Now, the key thing here is that whatever licensing offers the parties made each other during those negotiations were of a global scope. According to Samsung's motion, there never were "any offers directed specifically to U.S. patents." And that's why Samsung argues a U.S. district court doesn't have jurisdiction--at least not with respect to the majority of foreign patents the parties hold.
Ericsson's objective in Texas is, as Samsung describes it, "to eliminate any obligations [Ericsson] owes to Samsung as a third-party beneficiary to Ericsson's ETSI contract, and thus leave Ericsson unfettered ability to seek worldwide injunctions on SEPs and damages not limited by FRAND." At the moment, of course, Ericsson's access to injunctive relief is not unfettered at all, but that's because of the Wuhan antisuit injunction. If Ericsson managed to neutralize the Chinese antisuit injunction, and simultaneously obtained the declaratory judgment it's seeking in Texas, it could do what Samsung says and extort even supra-FRAND royalties (through the pursuit and actual or threatened enforcement of injunctive relief).
A recent filing indicated that injunctions are so far being sought only over non-SEPs, while all SEP claims are apparently merely damages claims. However, in the U.S., Germany, and other jurisdictions, Ericsson could always amend its prayers for relief and throw in an injunction request.
Samsung points not only to Federal Circuit case law (Voda v. Cordis), according to which U.S. courts shouldn't adjudicate claims over foreign patents, but also to Judge Gilstrap's own Optis v. Huawei decision in July 2018:
"[A]ny portion of [a FRAND claim] that seeks a declaration that Plaintiffs have complied with their obligations under foreign laws or as they relate to foreign patents, or that [the defendant] may not raise a FRAND defense in a foreign jurisdiction, are dismissed."
In Optis v. Huawei, the absence of licensing offers for U.S.-only patents also made it impossible for the district court to "determine whether [the plaintiff] complied with its FRAND obligations as to their U.S. SEPs and [the defendant}."

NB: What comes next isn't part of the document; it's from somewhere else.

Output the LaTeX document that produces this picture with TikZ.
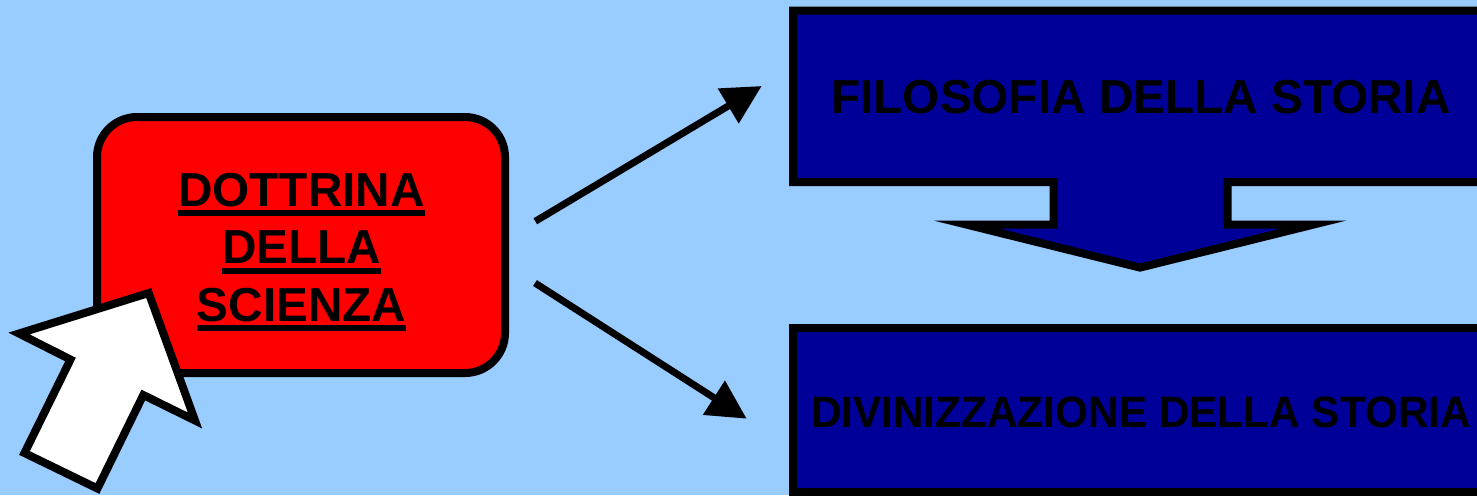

Samsung's legal argument involves questions of diversity and supplemental jurisdiction. In connection with diversity jurisdiction, Samsung argues--and substantiates by means of a sworn declaration attached to its motion--that any of its SEPs are assigned to Samsung Electronics in Korea, and never to a U.S. subsidiary.
I'll go into more detail on the jurisdictional questions when Ericsson has filed its opposition brief. For now it is quite conceivable that Ericsson's original December case may go away soon, or be narrowed substantially, while its early-January infringement claims will continue to be litigated.